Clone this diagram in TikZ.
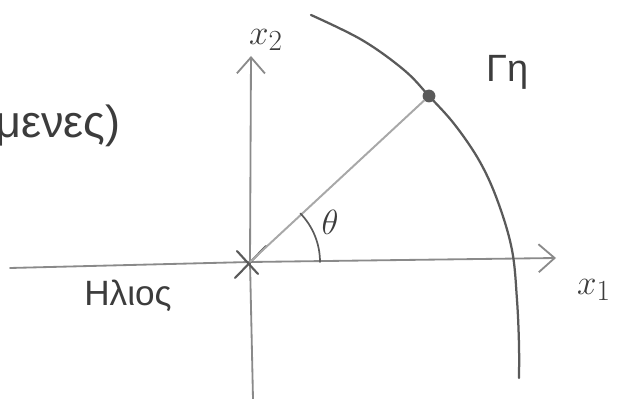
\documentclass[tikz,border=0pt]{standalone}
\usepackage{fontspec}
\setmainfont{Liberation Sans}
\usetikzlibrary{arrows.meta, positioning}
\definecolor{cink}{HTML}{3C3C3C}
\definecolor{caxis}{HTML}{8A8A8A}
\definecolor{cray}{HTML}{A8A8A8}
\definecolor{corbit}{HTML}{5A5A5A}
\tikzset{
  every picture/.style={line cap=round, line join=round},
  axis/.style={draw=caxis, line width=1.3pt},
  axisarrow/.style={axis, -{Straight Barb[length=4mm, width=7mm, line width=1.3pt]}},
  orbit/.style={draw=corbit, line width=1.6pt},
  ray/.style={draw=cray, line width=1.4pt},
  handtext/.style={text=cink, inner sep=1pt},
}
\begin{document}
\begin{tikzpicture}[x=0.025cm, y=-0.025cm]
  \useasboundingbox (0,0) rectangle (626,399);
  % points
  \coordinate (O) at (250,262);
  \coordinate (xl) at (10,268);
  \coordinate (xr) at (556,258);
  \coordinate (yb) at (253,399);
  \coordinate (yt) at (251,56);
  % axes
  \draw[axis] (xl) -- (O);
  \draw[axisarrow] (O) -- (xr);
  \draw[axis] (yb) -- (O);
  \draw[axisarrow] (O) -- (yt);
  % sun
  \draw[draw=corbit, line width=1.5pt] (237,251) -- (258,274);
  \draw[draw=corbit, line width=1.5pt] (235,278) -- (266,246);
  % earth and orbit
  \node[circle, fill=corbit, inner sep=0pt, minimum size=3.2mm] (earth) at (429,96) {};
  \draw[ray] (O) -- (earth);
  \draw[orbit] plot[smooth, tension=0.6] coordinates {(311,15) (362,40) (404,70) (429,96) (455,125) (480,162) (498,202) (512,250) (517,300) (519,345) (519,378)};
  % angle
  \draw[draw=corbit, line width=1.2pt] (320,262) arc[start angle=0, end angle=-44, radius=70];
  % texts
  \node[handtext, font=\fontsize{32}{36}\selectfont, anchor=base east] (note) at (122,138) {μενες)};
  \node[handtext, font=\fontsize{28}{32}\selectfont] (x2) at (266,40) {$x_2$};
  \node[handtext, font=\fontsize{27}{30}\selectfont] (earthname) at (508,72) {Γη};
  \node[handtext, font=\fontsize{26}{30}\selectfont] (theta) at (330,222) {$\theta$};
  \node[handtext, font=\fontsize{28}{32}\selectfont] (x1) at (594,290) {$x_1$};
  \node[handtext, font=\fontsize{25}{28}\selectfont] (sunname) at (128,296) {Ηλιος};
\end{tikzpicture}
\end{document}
---+---
Stated goal: The data above needs to be retyped exactly, with the images left out.

Solution to this task:
Clone this diagram in TikZ.
\documentclass[tikz,border=0pt]{standalone}
\usepackage{fontspec}
\setmainfont{Liberation Sans}
\usetikzlibrary{arrows.meta, positioning}
\definecolor{cink}{HTML}{3C3C3C}
\definecolor{caxis}{HTML}{8A8A8A}
\definecolor{cray}{HTML}{A8A8A8}
\definecolor{corbit}{HTML}{5A5A5A}
\tikzset{
  every picture/.style={line cap=round, line join=round},
  axis/.style={draw=caxis, line width=1.3pt},
  axisarrow/.style={axis, -{Straight Barb[length=4mm, width=7mm, line width=1.3pt]}},
  orbit/.style={draw=corbit, line width=1.6pt},
  ray/.style={draw=cray, line width=1.4pt},
  handtext/.style={text=cink, inner sep=1pt},
}
\begin{document}
\begin{tikzpicture}[x=0.025cm, y=-0.025cm]
  \useasboundingbox (0,0) rectangle (626,399);
  % points
  \coordinate (O) at (250,262);
  \coordinate (xl) at (10,268);
  \coordinate (xr) at (556,258);
  \coordinate (yb) at (253,399);
  \coordinate (yt) at (251,56);
  % axes
  \draw[axis] (xl) -- (O);
  \draw[axisarrow] (O) -- (xr);
  \draw[axis] (yb) -- (O);
  \draw[axisarrow] (O) -- (yt);
  % sun
  \draw[draw=corbit, line width=1.5pt] (237,251) -- (258,274);
  \draw[draw=corbit, line width=1.5pt] (235,278) -- (266,246);
  % earth and orbit
  \node[circle, fill=corbit, inner sep=0pt, minimum size=3.2mm] (earth) at (429,96) {};
  \draw[ray] (O) -- (earth);
  \draw[orbit] plot[smooth, tension=0.6] coordinates {(311,15) (362,40) (404,70) (429,96) (455,125) (480,162) (498,202) (512,250) (517,300) (519,345) (519,378)};
  % angle
  \draw[draw=corbit, line width=1.2pt] (320,262) arc[start angle=0, end angle=-44, radius=70];
  % texts
  \node[handtext, font=\fontsize{32}{36}\selectfont, anchor=base east] (note) at (122,138) {μενες)};
  \node[handtext, font=\fontsize{28}{32}\selectfont] (x2) at (266,40) {$x_2$};
  \node[handtext, font=\fontsize{27}{30}\selectfont] (earthname) at (508,72) {Γη};
  \node[handtext, font=\fontsize{26}{30}\selectfont] (theta) at (330,222) {$\theta$};
  \node[handtext, font=\fontsize{28}{32}\selectfont] (x1) at (594,290) {$x_1$};
  \node[handtext, font=\fontsize{25}{28}\selectfont] (sunname) at (128,296) {Ηλιος};
\end{tikzpicture}
\end{document}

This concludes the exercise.